Taking the limit as $N \rightarrow \infty$ then gives the proper limiting equation, which includes an extra term that you left out:$^\dagger$

$$\begin{align} x_t &= \lim_{N \rightarrow \infty} \bigg[ \epsilon_t - \sum\limits_{j=1}^{N-1} (-\theta)^jx_{t-j} - (-\theta)^{N} \epsilon_{t-N} \bigg] \\[6pt] &=\epsilon_t - \sum\limits_{j=1}^{\infty}(-\theta)^jx_{t-j} - \underbrace{\lim_{j \rightarrow \infty} (-\theta)^j \epsilon_{t-j}}_\text{You left this out}. \end{align}$$

In order to get the equation you want, you need that last term to disappear (i.e., converge stochastically to zero), and one way to do that is to have $|\theta|<1$ and a bounded variance on the series of error terms (a fixed finite error variance is sufficient here). If $|\theta| = 1$ then that final limiting term fails to disappear and if $|\theta| > 1$ the final limiting term explodes.
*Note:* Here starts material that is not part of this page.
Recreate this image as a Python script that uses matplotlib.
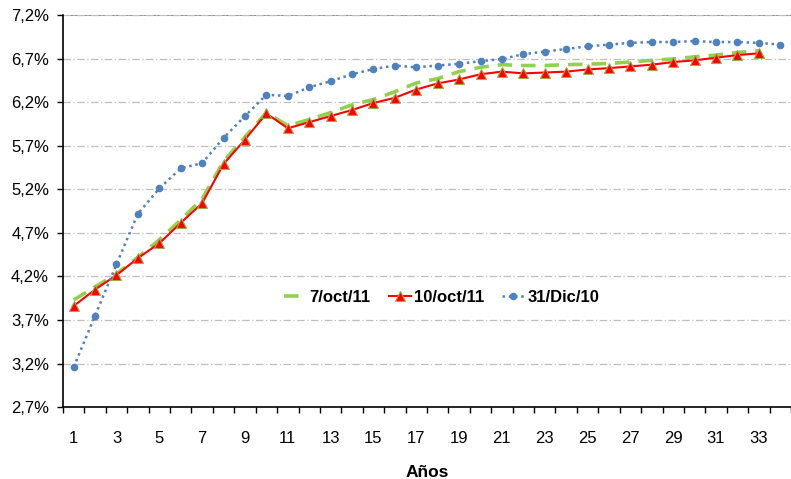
import matplotlib
matplotlib.use('Agg')
import matplotlib.pyplot as plt
from matplotlib.ticker import FixedLocator, FuncFormatter

plt.rcParams['font.family'] = ['Liberation Sans', 'DejaVu Sans']

anios = list(range(1, 35))

oct7 = [3.93, 4.08, 4.23, 4.42, 4.62, 4.85, 5.09, 5.52, 5.80, 6.08,
        5.93, 6.00, 6.08, 6.17, 6.23, 6.32, 6.42, 6.47, 6.55, 6.60,
        6.63, 6.62, 6.62, 6.63, 6.635, 6.645, 6.66, 6.68, 6.695, 6.72,
        6.74, 6.77, 6.79]

oct10 = [3.86, 4.05, 4.215, 4.41, 4.58, 4.815, 5.04, 5.49, 5.77, 6.07,
         5.90, 5.97, 6.04, 6.11, 6.19, 6.25, 6.345, 6.415, 6.46, 6.52,
         6.55, 6.53, 6.54, 6.55, 6.575, 6.59, 6.61, 6.63, 6.66, 6.68,
         6.71, 6.74, 6.76]

dic31 = [3.16, 3.75, 4.34, 4.92, 5.21, 5.44, 5.50, 5.79, 6.04, 6.285,
         6.27, 6.37, 6.44, 6.52, 6.58, 6.62, 6.60, 6.62, 6.64, 6.67,
         6.695, 6.75, 6.78, 6.81, 6.84, 6.86, 6.88, 6.89, 6.89, 6.90,
         6.89, 6.89, 6.88, 6.86]

y_ticks = [2.7, 3.2, 3.7, 4.2, 4.7, 5.2, 5.7, 6.2, 6.7, 7.2]
x_labels = list(range(1, 35, 2))

fig = plt.figure(figsize=(7.91, 4.79), dpi=100)
ax = fig.add_axes([0.0796, 0.150, 0.9204, 0.8187])

ax.plot(anios[:len(oct7)], oct7, color='#92D050', lw=2.6, ls=(0, (4, 2.5)),
        label='7/oct/11', zorder=3)
ax.plot(anios[:len(oct10)], oct10, color='#FF0000', lw=1.5, marker='^',
        markersize=7, markerfacecolor='#FF0000', markeredgecolor='#A5A54A',
        markeredgewidth=0.8, label='10/oct/11', zorder=4)
ax.plot(anios, dic31, color='#4F81BD', lw=1.8, ls=(0, (1, 1.5)), marker='o',
        markersize=5.5, markeredgewidth=0, label='31/Dic/10', zorder=5)

ax.set_xlim(0.5, 34.5)
ax.set_ylim(2.7, 7.2)

ax.yaxis.set_major_locator(FixedLocator(y_ticks))
ax.yaxis.set_major_formatter(FuncFormatter(lambda v, p: f'{v:.1f}'.replace('.', ',') + '%'))
ax.tick_params(axis='y', length=4, width=1, pad=6, labelsize=12, colors='black')
ax.grid(axis='y', color='#BFBFBF', lw=0.9, ls=(0, (6, 2, 1, 2)))
ax.axhline(7.2, color='#808080', lw=1.2, zorder=1)

ax.set_xticks(x_labels)
ax.set_xticklabels([str(v) for v in x_labels])
ax.set_xticks([v + 0.5 for v in range(0, 35)], minor=True)
ax.tick_params(axis='x', which='major', length=0, pad=17, labelsize=12)
ax.tick_params(axis='x', which='minor', length=4, width=1, color='black')

for s in ['top', 'right']:
    ax.spines[s].set_visible(False)
for s in ['left', 'bottom']:
    ax.spines[s].set_linewidth(1.2)

ax.set_xlabel('Años', fontsize=12.5, fontweight='bold', labelpad=14)

ax.legend(loc='center', bbox_to_anchor=(0.52, 0.28), ncol=3, frameon=False,
          prop={'weight': 'bold', 'size': 12},
          handlelength=1.35, handletextpad=0.15, columnspacing=1.1)

fig.savefig('out.png', dpi=100)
(Incidentally, this case gives a broader lesson about good practice for taking limits of recursions. When you use these types of equations, it is good practice to first write out the equation for an arbitrary finite number of applications of the recursion, and then take limits at the end. If you fail to do this it may lead you to omit an important term or otherwise misunderstand the proper limiting equation. As noted, in this particular case I've seen many people make exactly the mistake you did, because they gloss over these intermediate steps.)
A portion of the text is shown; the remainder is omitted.